Humboldt-Universität zu Berlin - Musikwissenschaft

Systematische Musikwissenschaft

Systematische Musikwissenschaft, musikalische Grundlagenforschung

 

Die Systematische Musikwissenschaft stellt seit ihrer Entstehung und Institutionalisierung im deutschen Sprachraum einen der Kernbereiche der Musikwissenschaft dar. Dabei nimmt sie die Rolle musikalischer Grundlagenforschung ein. – Diese Rolle wurde bereits 1961 von dem Musikwissenschaftler Walter Wiora der Systematischen Musikwissenschaft zugeschrieben.
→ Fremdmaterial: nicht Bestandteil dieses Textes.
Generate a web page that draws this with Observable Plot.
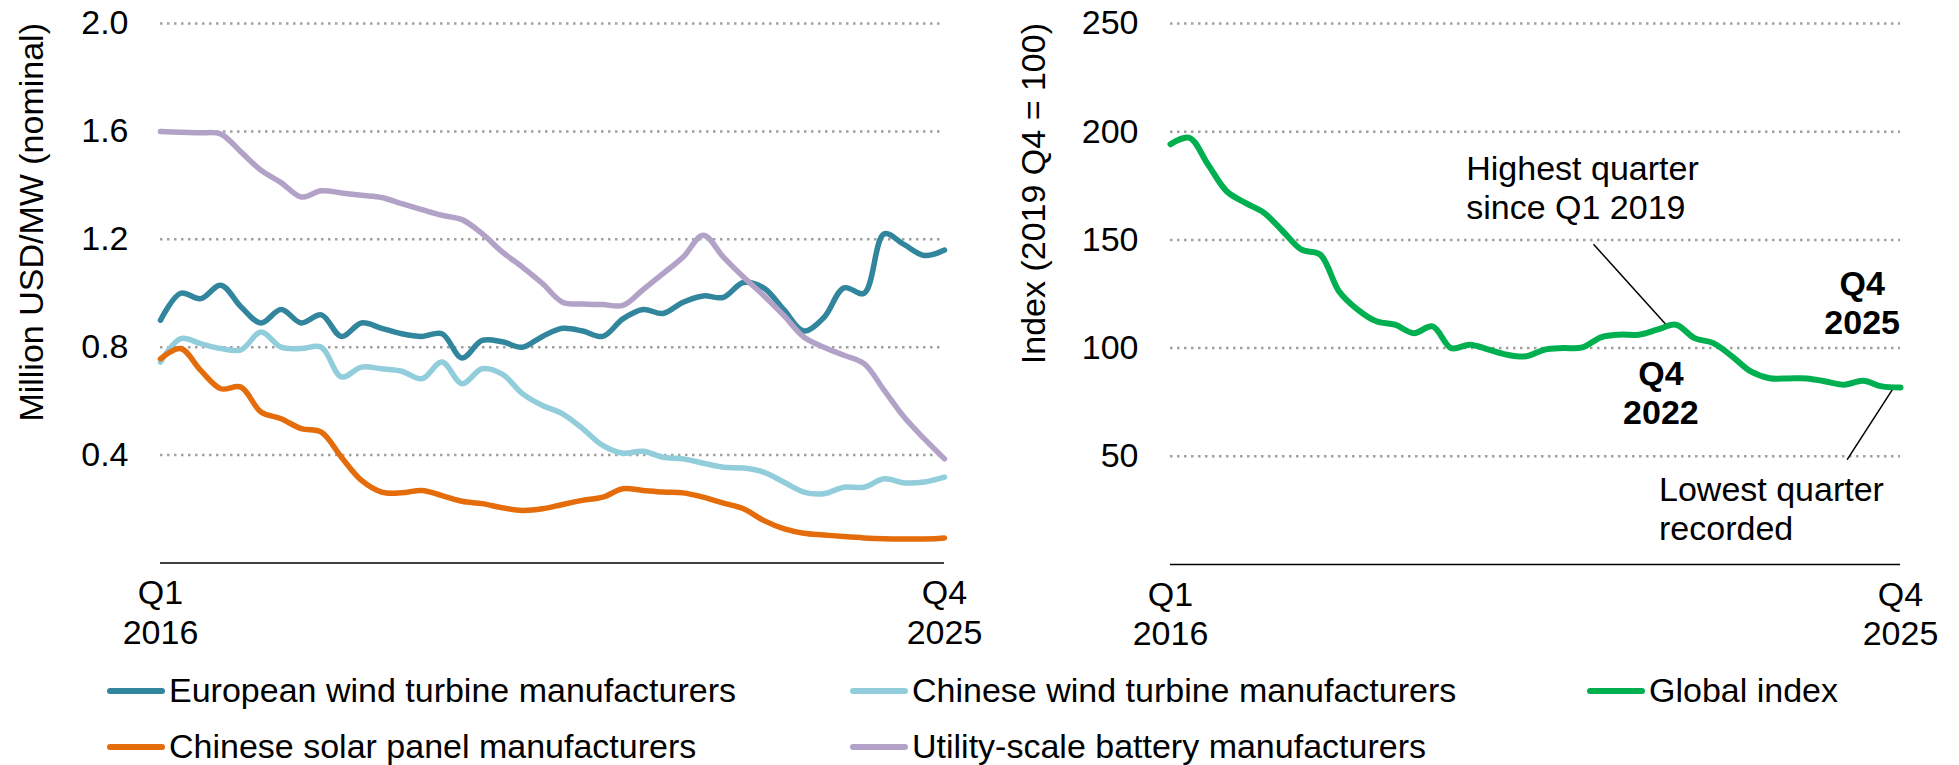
<!DOCTYPE html>
<html>
<head>
<meta charset="utf-8">
<script src="https://cdn.jsdelivr.net/npm/d3@7"></script>
<script src="https://cdn.jsdelivr.net/npm/@observablehq/plot@0.6"></script>
<style>
  html, body { margin: 0; padding: 0; background: #fff; }
  #root { position: relative; width: 1959px; height: 765px; overflow: hidden; font-family: "Liberation Sans", Arial, Helvetica, sans-serif; }
  #left, #right { position: absolute; top: 0; }
  #left { left: 0; }
  #right { left: 1000px; }
  #legend { position: absolute; left: 0; top: 0; }
</style>
</head>
<body>
<div id="root">
  <div id="left"></div>
  <div id="right"></div>
  <svg id="legend" width="1959" height="765"></svg>
</div>
<script>
// ---------------- DATA ----------------
// Quarterly values, Q1 2016 (index 0) to Q4 2025 (index 39)
const xTickQuarters = [0, 39];
const xTickLabels = ["Q1\n2016", "Q4\n2025"];

const leftTicks = [0.4, 0.8, 1.2, 1.6, 2.0];
const rightTicks = [50, 100, 150, 200, 250];

const leftTitle = "Million USD/MW (nominal)";
const rightTitle = "Index (2019 Q4 = 100)";

const european = [0.90, 1.00, 0.98, 1.03, 0.95, 0.89, 0.94, 0.89, 0.92, 0.84,
                  0.89, 0.87, 0.85, 0.84, 0.85, 0.76, 0.825, 0.82, 0.80, 0.84,
                  0.87, 0.86, 0.84, 0.905, 0.94, 0.925, 0.967, 0.99, 0.985, 1.04,
                  1.02, 0.94, 0.86, 0.91, 1.02, 1.00, 1.22, 1.18, 1.14, 1.16];

const chineseWind = [0.745, 0.832, 0.813, 0.795, 0.79, 0.856, 0.80, 0.795, 0.80, 0.69,
                     0.726, 0.72, 0.711, 0.683, 0.745, 0.665, 0.72, 0.70, 0.628, 0.584,
                     0.553, 0.498, 0.436, 0.407, 0.414, 0.392, 0.386, 0.37, 0.355, 0.352,
                     0.337, 0.30, 0.263, 0.257, 0.281, 0.281, 0.312, 0.297, 0.30, 0.318];

const chineseSolar = [0.757, 0.795, 0.714, 0.646, 0.652, 0.56, 0.535, 0.498, 0.485, 0.392,
                      0.306, 0.263, 0.26, 0.269, 0.25, 0.229, 0.22, 0.205, 0.195, 0.201,
                      0.217, 0.232, 0.244, 0.275, 0.269, 0.263, 0.26, 0.244, 0.222, 0.201,
                      0.158, 0.127, 0.11, 0.104, 0.098, 0.093, 0.09, 0.089, 0.089, 0.093];

const battery = [1.60, 1.597, 1.595, 1.59, 1.524, 1.456, 1.41, 1.357, 1.38, 1.372,
                 1.363, 1.355, 1.332, 1.31, 1.289, 1.273, 1.221, 1.153, 1.097, 1.036,
                 0.967, 0.96, 0.958, 0.955, 1.013, 1.073, 1.134, 1.215, 1.134, 1.06,
                 0.992, 0.918, 0.838, 0.80, 0.77, 0.739, 0.64, 0.54, 0.46, 0.386];

const globalIndex = [194.2, 197.2, 184.9, 172.5, 167.1, 162.5, 154, 145.5, 143.2, 126.3,
                     117.8, 112.4, 110.8, 106.9, 110, 100, 101.6, 99.3, 96.9, 96.2,
                     99.3, 100, 100.3, 105, 106.2, 106.2, 108.5, 110.8, 104.6, 102.3,
                     96.2, 89.2, 86.1, 86, 86, 84.6, 83.1, 84.9, 82.3, 81.8];

const seriesNames = ["European wind turbine manufacturers", "Chinese wind turbine manufacturers",
                     "Global index", "Chinese solar panel manufacturers", "Utility-scale battery manufacturers"];
const seriesColors = ["#31859c", "#92cddc", "#00b050", "#e46c0a", "#b3a2c7"];

// Annotations (right chart), in data units: quarter index and index value
const noteText = ["Highest quarter\nsince Q1 2019", "Q4\n2022", "Q4\n2025", "Lowest quarter\nrecorded"];
const noteQ = [15.8, 26.2, 36.95, 26.1];
const noteV = [159.6, 65.1, 106.3, 11.4];
const noteAnchor = ["start", "middle", "middle", "start"];
const noteWeight = ["normal", "bold", "bold", "normal"];
const leaderQ1 = [22.6, 38.6];
const leaderV1 = [148.0, 81.3];
const leaderQ2 = [26.6, 36.15];
const leaderV2 = [109.6, 48.5];

// ---------------- CHARTS ----------------
const FONT = "'Liberation Sans', Arial, Helvetica, sans-serif";
const gridStyle = {stroke: "#a0a0a0", strokeOpacity: 1, strokeWidth: 2.5, strokeDasharray: "2.5,4.5"};
const lineOpts = (color, w) => ({x: (d, i) => i, y: d => d, stroke: color, strokeWidth: w, curve: "catmull-rom", strokeLinecap: "round", strokeLinejoin: "round"});
const xAxis = () => Plot.axisX(xTickQuarters, {
  tickSize: 0, tickPadding: 13.7, lineHeight: 1.15, fill: "#000",
  tickFormat: d => xTickLabels[xTickQuarters.indexOf(d)]
});

const left = Plot.plot({
  width: 1000, height: 660,
  marginLeft: 160, marginRight: 56, marginTop: 23, marginBottom: 97.5,
  style: {fontFamily: FONT, fontSize: "34px", color: "#000", background: "transparent", overflow: "visible"},
  x: {domain: [0, 39], axis: null},
  y: {domain: [0, 2], axis: null},
  marks: [
    Plot.gridY(leftTicks, gridStyle),
    Plot.axisY(leftTicks, {tickSize: 0, tickPadding: 32, tickFormat: d3.format(".1f"), fill: "#000"}),
    xAxis(),
    Plot.ruleY([0], {stroke: "#000", strokeWidth: 1.5}),
    Plot.line(european, lineOpts(seriesColors[0], 5.5)),
    Plot.line(chineseWind, lineOpts(seriesColors[1], 5.5)),
    Plot.line(chineseSolar, lineOpts(seriesColors[3], 5.5)),
    Plot.line(battery, lineOpts(seriesColors[4], 5.5))
  ]
});
d3.select(left).append("text")
  .attr("transform", "translate(43,23) rotate(-90)")
  .attr("text-anchor", "end").attr("fill", "#000")
  .text(leftTitle);
document.getElementById("left").appendChild(left);

const right = Plot.plot({
  width: 959, height: 660,
  marginLeft: 170, marginRight: 59, marginTop: 23, marginBottom: 96,
  style: {fontFamily: FONT, fontSize: "34px", color: "#000", background: "transparent", overflow: "visible"},
  x: {domain: [0, 39], axis: null},
  y: {domain: [0, 250], axis: null},
  marks: [
    Plot.gridY(rightTicks, gridStyle),
    Plot.axisY(rightTicks, {tickSize: 0, tickPadding: 32, tickFormat: d => String(d), fill: "#000"}),
    xAxis(),
    Plot.ruleY([0], {stroke: "#000", strokeWidth: 1.5}),
    Plot.link(leaderQ1, {x1: (d, i) => leaderQ1[i], y1: (d, i) => leaderV1[i], x2: (d, i) => leaderQ2[i], y2: (d, i) => leaderV2[i], stroke: "#000", strokeWidth: 1.5}),
    Plot.line(globalIndex, lineOpts(seriesColors[2], 6)),
    Plot.text(noteText, {
      x: (d, i) => noteQ[i], y: (d, i) => noteV[i], text: d => d,
      textAnchor: (d, i) => noteAnchor[i], lineAnchor: "bottom", lineHeight: 1.15,
      fontWeight: (d, i) => noteWeight[i], fill: "#000"
    })
  ]
});
// per-note anchors/weights (channels for textAnchor/fontWeight are constants in Plot; apply per element)
d3.select(right).selectAll("g[aria-label='text'] text").each(function(d, i) {
  this.setAttribute("text-anchor", noteAnchor[i]);
  this.setAttribute("font-weight", noteWeight[i]);
});
d3.select(right).append("text")
  .attr("transform", "translate(45,23) rotate(-90)")
  .attr("text-anchor", "end").attr("fill", "#000")
  .text(rightTitle);
document.getElementById("right").appendChild(right);

// ---------------- LEGEND ----------------
const legendOrder = [0, 1, 2, 3, 4];
const legendCols = [107, 850, 1587, 107, 850];
const legendRows = [702, 702, 702, 758, 758];
const lg = d3.select("#legend").style("font-family", FONT).style("font-size", "34px");
legendOrder.forEach((k, j) => {
  const x = legendCols[j], y = legendRows[j];
  lg.append("line").attr("x1", x + 3).attr("x2", x + 55).attr("y1", y - 11).attr("y2", y - 11)
    .attr("stroke", seriesColors[k]).attr("stroke-width", 6).attr("stroke-linecap", "round");
  lg.append("text").attr("x", x + 62).attr("y", y).attr("fill", "#000").text(seriesNames[k]);
});
</script>
</body>
</html>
Eine musikalische Grundlagenforschung soll den verschiedensten Aspekten eines als „Musik“ bezeichneten Phänomens gerecht werden. In den Lehrveranstaltungen der Systematischen Musikwissenschaft werden daher jene auch für andere Lehrgebiete der Musikwissenschaft grundlegenden Forschungsfragen vermittelt, die nicht nur in der Musikwissenschaft, sondern auch in der gegenwärtigen interdisziplinären Musikforschung von Bedeutung sind, wie z. B. wie Musik Emotionen ausdrücken bzw. evozieren kann, ob bzw. inwieweit Musik und Sprache gemeinsame kognitive Funktionen haben und inwieweit dem Phänomen Musik eine fundamentale Rolle u. a. auch für die Konstitution des menschlichen Bewusstseins – in Form von vorprädikativer Erfahrung sowie sozialer Interaktion und Koordination – zugeschrieben wird. Dabei wird zugleich angestrebt, die wissenschaftlichen Ansätze zur Erforschung der behandelten Themen und die vorliegenden Ergebnisse insbesondere der kognitionswissenschaftlich orientierten Musikforschung auf den aktuellsten Stand zu bringen.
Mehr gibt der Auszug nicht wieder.